Os Quais fora da caixa

Hoje, às 18.30h, na Fnac Chiado.
Sexta-feira, às 22h, na Fnac Vasco da Gama.
Sábado, às 18, na Fnac Colombo.

POP É O CONTRÁRIO DE POP

sexta-feira, 22 de junho de 2012

Aulas de xadrez no balneário


Grande vitória, alta alegria. Estamos nas meias e agora é apontar lá para cima, para o canecão europeu. Mas, caros amigos, finais de jogo como o de ontem é que não. Aquela pequenez de acabarmos encostados às linhas a fazer tempo não é para nós, não é para quem gosta de bola, não e não. Aquilo, somado a um treinador que mete dois jogadores defensivos e ainda se põe, aflito, a apontar para o relógio, não é só triste e desonroso. É um falhanço estratégico, um erro crasso. Um campeonato destes decide-se jogo a jogo, pois, mas também nunca perdendo o horizonte. Como no xadrez, não se trata de ganhar só a jogada que temos à frente, há que pensar na disposição das peças para a jogada seguinte. E deixar que uma grande vitória feche a cortina assim, em clima de antijogo e ai-jesus, não é propriamente o melhor lançamento para o embate que aí vem... Pensemos antes no Nani do jogo com a Holanda, no Varela do jogo com a Dinamarca, no Cristiano de ontem. É apontar lá para cima, para o ponto mais alto de nós. Conseguimos mais uma bela vitória, sim. Agora só nos falta saber ganhar.

quarta-feira, 20 de junho de 2012

Reportagem 5



"Sabes, não há nada tão mau como ter remorsos em questões de arte." (Ingmar Bergman)

terça-feira, 19 de junho de 2012

Exmo. Presidente da Comissão Europeia

É bom a Europa ter voz e não ter medo das palavras. Mas não falta uma visão de futuro — uma política clara, no mínimo — que dê suporte a pancadas destas? Se o subtexto europeu de expressões como "how can I put it... unorthodox practices" é só a guerrinha de puxa-a-manta-descobre-os-pés entre austeridade e crescimento, a leitura de um episódio assim não será que o Presidente da Comissão Europeia está a fazer antijogo? Que o porta-voz europeu, não sabendo o que fazer da bola, se limita a chutar para a frente numa tentativa desesperada de ganhar tempo?

segunda-feira, 18 de junho de 2012

Tecnocracia

"Aqui está o paradoxo por trás da 'liberdade de voto' nas sociedades democráticas: somos livres de escolher na condição de fazermos a escolha certa."
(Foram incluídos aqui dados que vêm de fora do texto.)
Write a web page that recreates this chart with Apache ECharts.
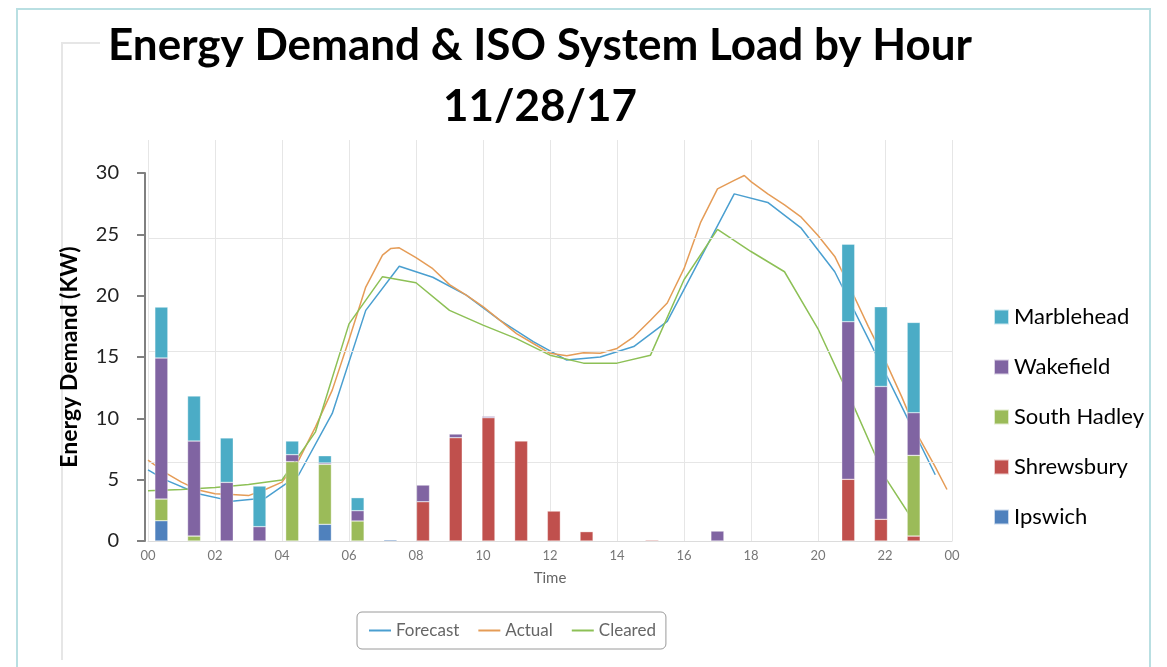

"A Grécia não é uma exceção. É um dos principais terrenos de experimentação para um novo modelo socioeconómico de aplicação potencialmente ilimitada: uma tecnocracia despolitizada, na qual banqueiros e outros especialistas são autorizados a arrasar a democracia. Ao salvarmos a Grécia dos seus supostos salvadores, salvamos também a Europa."
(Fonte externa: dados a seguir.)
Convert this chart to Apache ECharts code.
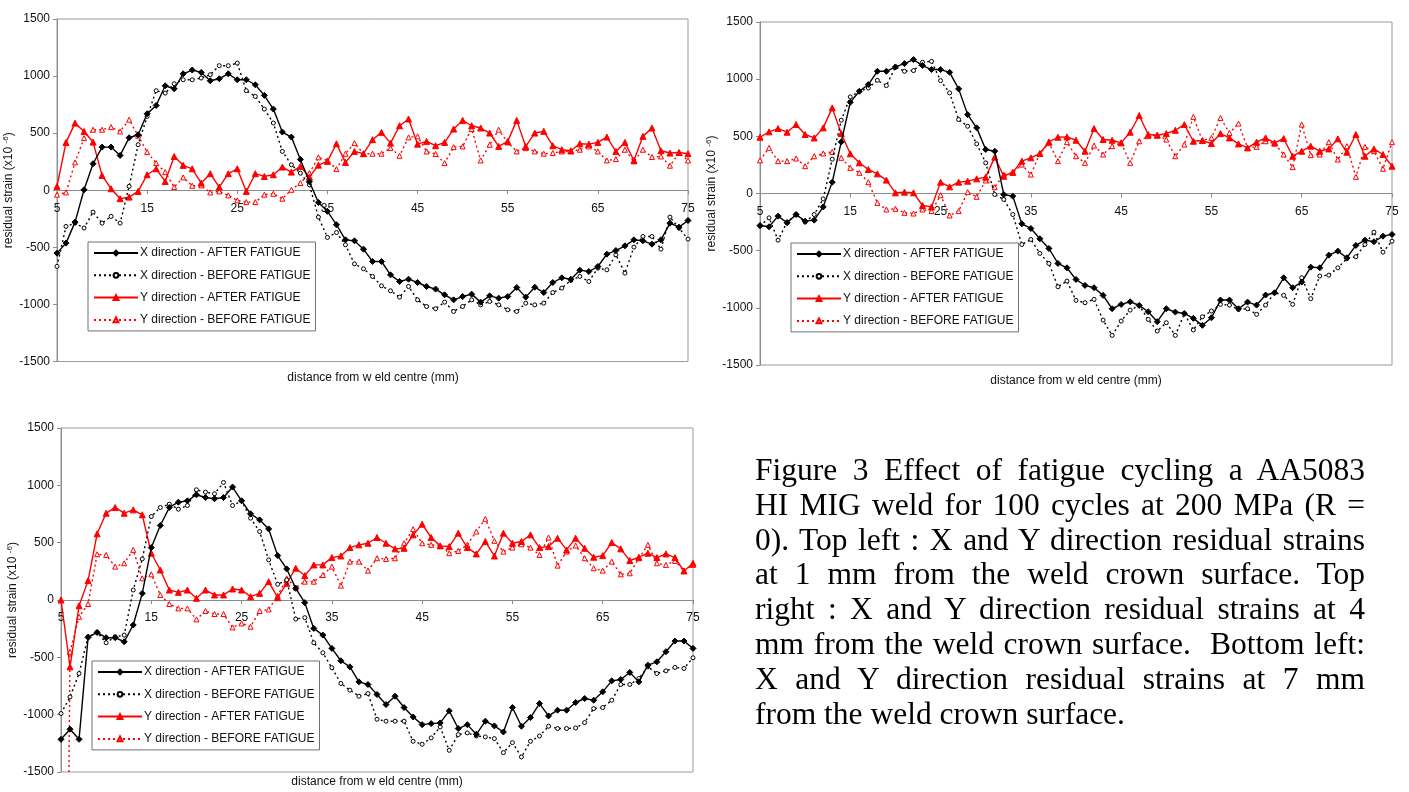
<!DOCTYPE html>
<html>
<head>
<meta charset="utf-8">
<script src="https://cdn.jsdelivr.net/npm/echarts@6/dist/echarts.min.js"></script>
<style>
  html, body { margin: 0; padding: 0; background: #fff; }
  #chart { position: absolute; left: 0; top: 0; width: 1409px; height: 792px; }
  #caption { position: absolute; left: 755px; top: 453px; width: 610px;
    font-family: "Liberation Serif", "Times New Roman", serif; font-size: 31.5px;
    line-height: 34.8px; color: #000; }
  #caption div { text-align: justify; text-align-last: justify; white-space: nowrap; }
  #caption div.last { text-align: left; text-align-last: left; }
</style>
</head>
<body>
<div id="chart"></div>
<div id="caption">
  <div>Figure 3 Effect of fatigue cycling a AA5083</div>
  <div>HI MIG weld for 100 cycles at 200 MPa (R =</div>
  <div>0). Top left : X and Y direction residual strains</div>
  <div>at 1 mm from the weld crown surface. Top</div>
  <div>right : X and Y direction residual strains at 4</div>
  <div>mm from the weld crown surface.&nbsp; Bottom left:</div>
  <div>X and Y direction residual strains at 7 mm</div>
  <div class="last">from the weld crown surface.</div>
</div>
<script>
// distance from weld centre (mm)
const distance = [5,6,7,8,9,10,11,12,13,14,15,16,17,18,19,20,21,22,23,24,25,26,27,28,29,30,31,32,33,34,35,36,37,38,39,40,41,42,43,44,45,46,47,48,49,50,51,52,53,54,55,56,57,58,59,60,61,62,63,64,65,66,67,68,69,70,71,72,73,74,75];
const xTickLabels = ['5','15','25','35','45','55','65','75'];
const yMin = -1500, yMax = 1500, yStep = 500;

const seriesNames = ['X direction - AFTER FATIGUE', 'X direction - BEFORE FATIGUE', 'Y direction - AFTER FATIGUE', 'Y direction - BEFORE FATIGUE'];

// Top left: 1 mm from weld crown surface
const p1XAfter = [-551,-463,-279,4,232,378,378,305,460,486,670,743,915,889,1020,1053,1032,959,977,1020,968,968,924,831,711,510,466,270,74,-107,-185,-302,-434,-443,-516,-624,-624,-741,-799,-779,-808,-843,-866,-916,-960,-931,-910,-980,-925,-945,-931,-852,-936,-849,-896,-808,-767,-779,-700,-712,-668,-560,-528,-487,-434,-443,-472,-434,-288,-323,-265];
const p1XBefore = [-667,-317,-288,-331,-191,-288,-229,-288,34,399,647,872,851,933,968,968,983,1012,1091,1091,1114,872,822,711,589,340,223,150,48,-235,-413,-370,-478,-645,-688,-755,-837,-881,-936,-843,-960,-1018,-1038,-980,-1062,-1018,-960,-1004,-974,-1004,-1047,-1062,-989,-1004,-989,-896,-857,-790,-755,-799,-682,-697,-565,-726,-498,-405,-405,-516,-235,-332,-428];
const p1YAfter = [34,419,588,515,422,130,13,-74,-60,-10,136,188,77,296,218,188,63,145,28,145,188,-10,145,121,136,203,159,209,115,220,253,407,244,340,320,443,507,413,565,624,404,428,390,419,536,612,565,545,501,384,428,612,384,501,516,390,355,346,407,404,419,466,340,419,261,472,545,346,326,331,320];
const p1YBefore = [-39,-19,244,457,530,530,553,515,618,478,334,238,159,28,112,39,42,-19,-10,-45,-89,-104,-104,-39,-31,-74,4,63,150,288,261,185,320,413,320,320,320,369,302,463,472,340,317,238,378,384,536,261,399,530,419,340,369,340,320,326,340,340,355,384,340,261,273,355,253,355,291,296,215,326,261];

// Top right: 4 mm from weld crown surface
const p2XAfter = [-280,-291,-198,-256,-184,-242,-233,-117,99,451,798,894,953,1069,1069,1107,1136,1171,1119,1084,1084,1060,915,690,574,385,370,-9,-23,-265,-306,-396,-481,-612,-650,-752,-804,-824,-891,-1008,-970,-947,-979,-1034,-1121,-1008,-1037,-1049,-1092,-1153,-1087,-932,-932,-1008,-950,-976,-888,-868,-737,-824,-775,-644,-650,-539,-504,-562,-454,-408,-422,-373,-358];
const p2XBefore = [-285,-213,-408,-250,-184,-250,-184,-47,300,641,845,894,923,990,944,1107,1069,1075,1148,1156,987,880,647,588,434,268,-9,-52,-184,-446,-402,-524,-612,-816,-766,-935,-955,-926,-1107,-1241,-1116,-1020,-979,-1101,-1203,-1130,-1241,-1049,-1194,-1078,-1028,-970,-976,-1014,-1008,-1057,-976,-868,-891,-970,-737,-920,-722,-714,-650,-571,-553,-446,-338,-513,-417];
const p2YAfter = [492,539,568,536,603,516,486,574,749,524,347,268,210,172,117,6,12,6,-105,-117,99,58,99,108,128,143,318,151,186,283,312,350,451,492,495,466,370,568,472,466,443,536,682,516,510,524,553,603,457,463,437,524,486,434,399,449,486,443,481,326,370,414,370,390,478,361,516,326,390,341,239];
const p2YBefore = [290,399,283,283,306,239,326,350,364,312,224,181,99,-82,-140,-134,-169,-175,-140,-154,-15,-192,-154,12,-29,114,55,166,181,253,166,350,443,283,449,326,268,419,341,414,443,268,457,501,510,472,326,428,670,463,486,661,530,612,399,408,457,437,341,230,603,335,341,449,297,414,146,408,370,216,449];

// Bottom left: 7 mm from weld crown surface
const p3XAfter = [-1215,-1127,-1215,-326,-283,-329,-329,-364,-218,58,457,650,807,853,865,918,894,883,894,985,865,752,699,620,387,271,102,-23,-248,-306,-422,-530,-583,-714,-737,-824,-912,-839,-938,-1020,-1087,-1078,-1072,-967,-1121,-1087,-1171,-1057,-1098,-1151,-938,-1101,-1025,-903,-1011,-961,-961,-894,-859,-874,-801,-705,-693,-632,-714,-568,-539,-451,-358,-358,-422];
const p3XBefore = [-990,-845,-641,-320,-283,-373,-320,-306,87,358,728,807,836,792,824,961,941,926,1025,824,865,714,597,350,137,175,-166,-154,-373,-460,-591,-728,-786,-839,-816,-1040,-1057,-1057,-1057,-1232,-1258,-1203,-1107,-1311,-1174,-1159,-1186,-1194,-1209,-1331,-1244,-1369,-1232,-1186,-1101,-1121,-1121,-1116,-1069,-947,-938,-874,-737,-737,-685,-583,-641,-618,-588,-597,-504];
const p3YAfter = [0,-583,-50,169,577,757,807,757,786,743,408,262,87,67,87,15,87,44,44,96,87,29,58,160,20,146,277,213,306,306,370,384,457,481,495,545,495,446,451,568,661,545,472,466,583,457,402,510,384,583,495,510,568,457,466,539,437,539,451,373,387,501,446,344,373,408,370,402,370,253,320];
const p3YBefore = [-9000,-452,-146,-35,399,393,291,320,437,189,224,44,-35,-73,-73,-169,-96,-122,-122,-239,-204,-233,-96,-82,38,189,108,160,160,218,291,125,335,335,256,364,358,364,495,618,495,481,472,408,428,481,597,708,516,422,457,486,457,393,545,300,422,475,364,277,256,335,224,233,364,481,320,306,341,253,306];

const panels = [
  [p1XAfter, p1XBefore, p1YAfter, p1YBefore],
  [p2XAfter, p2XBefore, p2YAfter, p2YBefore],
  [p3XAfter, p3XBefore, p3YAfter, p3YBefore]
];

const FONT = '"Liberation Sans", Arial, sans-serif';
const styles = [
  { color: '#000000', type: 'solid', symbol: 'diamond', size: 6, empty: false },
  { color: '#000000', type: [2, 3], symbol: 'circle', size: 4, empty: true },
  { color: '#ff0000', type: 'solid', symbol: 'triangle', size: 6, empty: false },
  { color: '#ff0000', type: [2, 3], symbol: 'triangle', size: 5, empty: true }
];

const grids = [
  { left: 57, top: 19, width: 631, height: 342.5 },
  { left: 760, top: 22, width: 632, height: 343 },
  { left: 61, top: 428, width: 632, height: 344 }
];
const yNameGaps = [32, 33, 34];
const legendPos = [ { left: 88, top: 242 }, { left: 791, top: 243 }, { left: 92, top: 661 } ];
const xNamePos = [ [373, 378], [1076, 381], [377, 782] ];

const xAxes = [], yAxes = [], series = [], legends = [], graphics = [];
grids.forEach((g, i) => {
  Object.assign(g, { show: true, borderColor: '#9a9a9a', borderWidth: 1, containLabel: false });
  xAxes.push({
    type: 'category', gridIndex: i, data: distance, boundaryGap: false,
    position: 'bottom', offset: -g.height / 2,
    axisLine: { onZero: false, lineStyle: { color: '#8c8c8c', width: 1 } },
    axisTick: { show: true, interval: 9, length: 4, lineStyle: { color: '#8c8c8c' } },
    axisLabel: { interval: 9, margin: 12, fontSize: 12, fontFamily: FONT, color: '#111',
      formatter: v => (xTickLabels.indexOf(String(v)) >= 0 ? String(v) : '') },
    splitLine: { show: false }
  });
  yAxes.push({
    type: 'value', gridIndex: i, min: yMin, max: yMax, interval: yStep,
    axisLine: { show: true, lineStyle: { color: '#8c8c8c', width: 1 } },
    axisTick: { show: true, length: 4, lineStyle: { color: '#8c8c8c' } },
    axisLabel: { margin: 7, fontSize: 12, fontFamily: FONT, color: '#111', formatter: v => String(v) },
    splitLine: { show: false },
    name: '{a|residual strain (x10 }{b|-6}{a|)}',
    nameLocation: 'middle', nameGap: yNameGaps[i], nameRotate: 90,
    nameTextStyle: { fontFamily: FONT, fontSize: 12, color: '#111',
      rich: { a: { fontFamily: FONT, fontSize: 12, color: '#111', lineHeight: 14 },
              b: { fontFamily: FONT, fontSize: 8, color: '#111', verticalAlign: 'top', lineHeight: 14, padding: [0, 0, 6, 0] } } }
  });
  panels[i].forEach((vals, k) => {
    const s = styles[k];
    series.push({
      type: 'line', name: seriesNames[k], xAxisIndex: i, yAxisIndex: i,
      data: vals, clip: true, animation: false,
      symbol: s.symbol, symbolSize: s.size, showAllSymbol: true,
      lineStyle: { color: s.color, width: 1.4, type: s.type },
      itemStyle: { color: s.empty ? '#ffffff' : s.color, borderColor: s.color, borderWidth: 1 },
      emphasis: { disabled: true },
      z: 10 - k
    });
  });
  legends.push({
    orient: 'vertical', left: legendPos[i].left, top: legendPos[i].top,
    data: seriesNames, backgroundColor: '#fff', borderColor: '#707070', borderWidth: 1,
    padding: [5, 5, 5, 5], itemGap: 10.3, itemWidth: 44, itemHeight: 6,
    selectedMode: false,
    textStyle: { fontFamily: FONT, fontSize: 12, color: '#111', padding: [0, 0, 0, -3] }
  });
  graphics.push({
    type: 'text', x: xNamePos[i][0], y: xNamePos[i][1],
    style: { text: 'distance from w eld centre (mm)', font: '12px ' + FONT, fill: '#111',
      align: 'center', verticalAlign: 'middle' }
  });
});

const chart = echarts.init(document.getElementById('chart'), null, { renderer: 'canvas' });
chart.setOption({
  backgroundColor: '#fff',
  animation: false,
  grid: grids,
  xAxis: xAxes,
  yAxis: yAxes,
  legend: legends,
  series: series,
  graphic: graphics
});
</script>
</body>
</html>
(Slavoj Žižek, na London Review of Books, 25 de maio)

sexta-feira, 15 de junho de 2012

i-Errata

A propósito do disco dos Quais, sai uma entrevista minha hoje, no Jornal i. Está tudo muito bem, mas há duas gralhas chatas. Uma é logo no começo, quando falo de ter jogado à bola com o Chico Buarque. Como é óbvio, não disse que a culpa da derrota era do treinador Sérgio Godinho. Tenho muitos defeitos, mas não tenho esse de passar culpas para cima. É verdade que, apesar desse grande mister, perdemos por um golito contra o Brasil de Buarque de Hollanda. Mas, se continuarmos a trabalhar, domingo a domingo, ainda poderemos dar muitas alegrias à música portuguesa. 
Outro mal-entendido eletrónico tem a ver com filhos e canções. Não me comparei a nenhum filho de 32 anos. O que disse foi que as canções que não damos a conhecer publicamente, a certa altura, parecem filhos de 35 anos que ainda vivem em casa dos pais — filhos a quem apetece dizer, sai para o mundo, deixa esta casa para outras ideias, vai! Sambassaudadessim: Pop é o contrário de Pop.
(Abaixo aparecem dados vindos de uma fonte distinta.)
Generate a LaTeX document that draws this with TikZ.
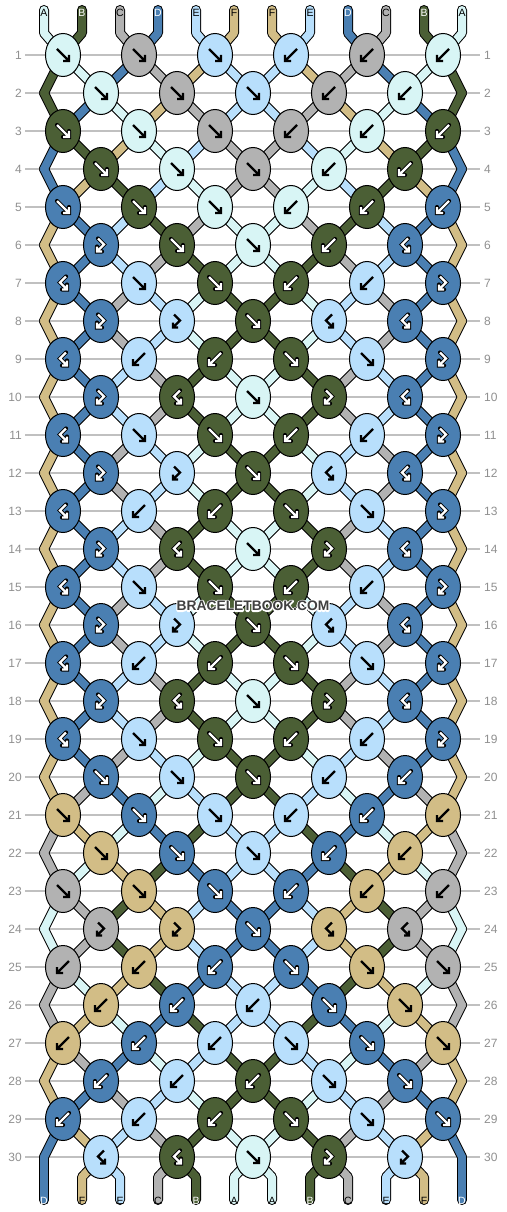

terça-feira, 12 de junho de 2012

A noite do caçador

Que se ponham a pau os "austeros" encenadores da crise europeia enquanto conto moral. É que, por vezes, a história ganha vida própria e depois é o diabo a sete. Como é que é o velho ditado, "pela moral morre o moralista"?


quarta-feira, 6 de junho de 2012

Jornal Local: a cadeira

Ali a chegar à esquina do Teatro, pela ruazinha que estranhamente se chama “Largo da Trindade”, uma mulher leva uma cadeira de escritório. As rodas mínimas fazendo um barulho nervoso na calçada. De repente a cadeira afasta-se da mulher, rola em direção a uma boca de incêndio. Por um momento, parece que vai levantar uma das pernas e mijar. O natural seria isso, seria isso o certo para aquela cena, naquele cenário. Mas, antes que tal aconteça, a dona puxa-a, ou empurra-a, e lá vai ela. Jornal Local guarda a imagem dentro da chuva molha-parvos. Está sempre cansada a cadeira, porque só sabe descansar.